Both my mum and my dad had some kind of dementia — and I spent so much time surrounded by the failures of the care system, the ignorance of what the disease was, the exhaustion of the carers and lack of funding that I became crosser and crosser. I made a documentary for Channel 4 called Me and My Mum about my experience of caring for my mum at the end of her life. After that I received so many letters from people in similar positions outlining the frustration and fury they felt.
What was the outcome?
I came to the conclusion that there was a kind of madness in our country, where we talked about the very young, those at school, apprenticeships, universities, and buying houses... but we simply weren't interested in people over the age of 65 who we defined as 'elderly'.
Is anxiety and depression also an issue among this age group?
That's certainly true. When you get older, it's more likely that you'll be less mobile, so you won't be able to get out as much or see as much of your relatives as you'd like. You start losing friends. Your sight might not be so good so you can't read as well or watch the telly. There are good reasons why your depression is likely to be aggravated by the situation you find yourself in. I think society needs to be much more aware of those pitfalls.
Is being socially active a good way to keep mentally resilient?
I think that's absolutely right. But, of course, a lot of older people can't be socially active on their own — they require assistance when it comes to finding out where activities are taking place or organising transport. Realistically, we need to take much more responsibility than we often do for the mental health of the older people we love. Now they may well say: 'I don't want to do that.' And that's their human right. That doesn't mean we should stop trying.
Is mental health still a taboo subject?
I wouldn't say it's taboo. But people don't like to talk about it because they see it as a series of intransigent problems which they're not going to be able to deal with. And they're frightened of it. We've all heard the mantra: 'Don't let me get like that'. But we are all going to have to face up to the scourge of death, and it's in our own self-interest to make things better for the generation above ours, so that our generation will have a better older age, too.
Much is made of keeping physically well as we age. Is their less focus on keeping mentally well?
I would say they're not mutually exclusive. The more physically fit you are, the better chance you have of chasing off the blues. The more optimistic you are, the greater the chance there is that you'll go out on walks and take exercise. So I don't think it's either/or.
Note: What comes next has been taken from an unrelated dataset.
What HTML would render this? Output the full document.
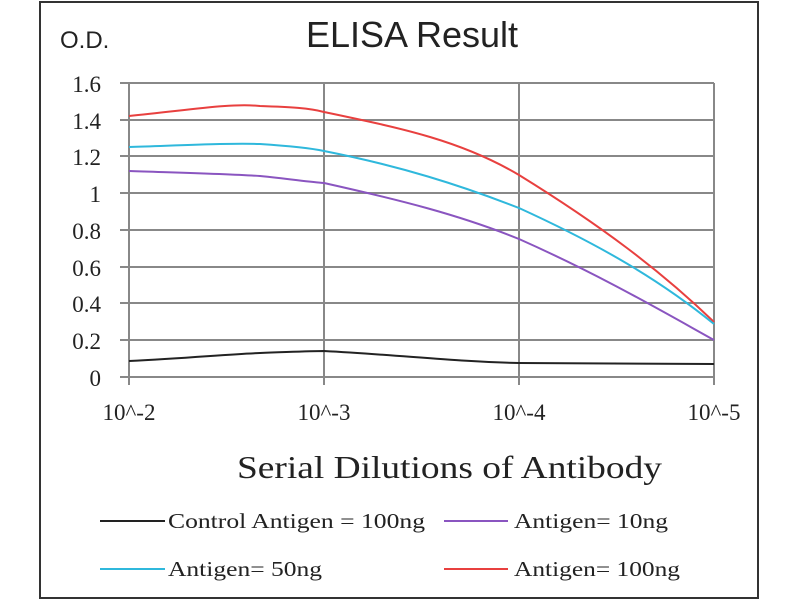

What do you do to keep mentally sharp?
You're asking Baldrick that question? I'm very lucky. I'm nearly 71 but I'm still working full time. I find that having a challenge to constantly engage me is absolutely brilliant and really helps. There are certain things we can all do to make things less likely to go wrong. Like, quite frankly, not drinking too much, watching your diet, getting some exercise, and remaining engaged with society.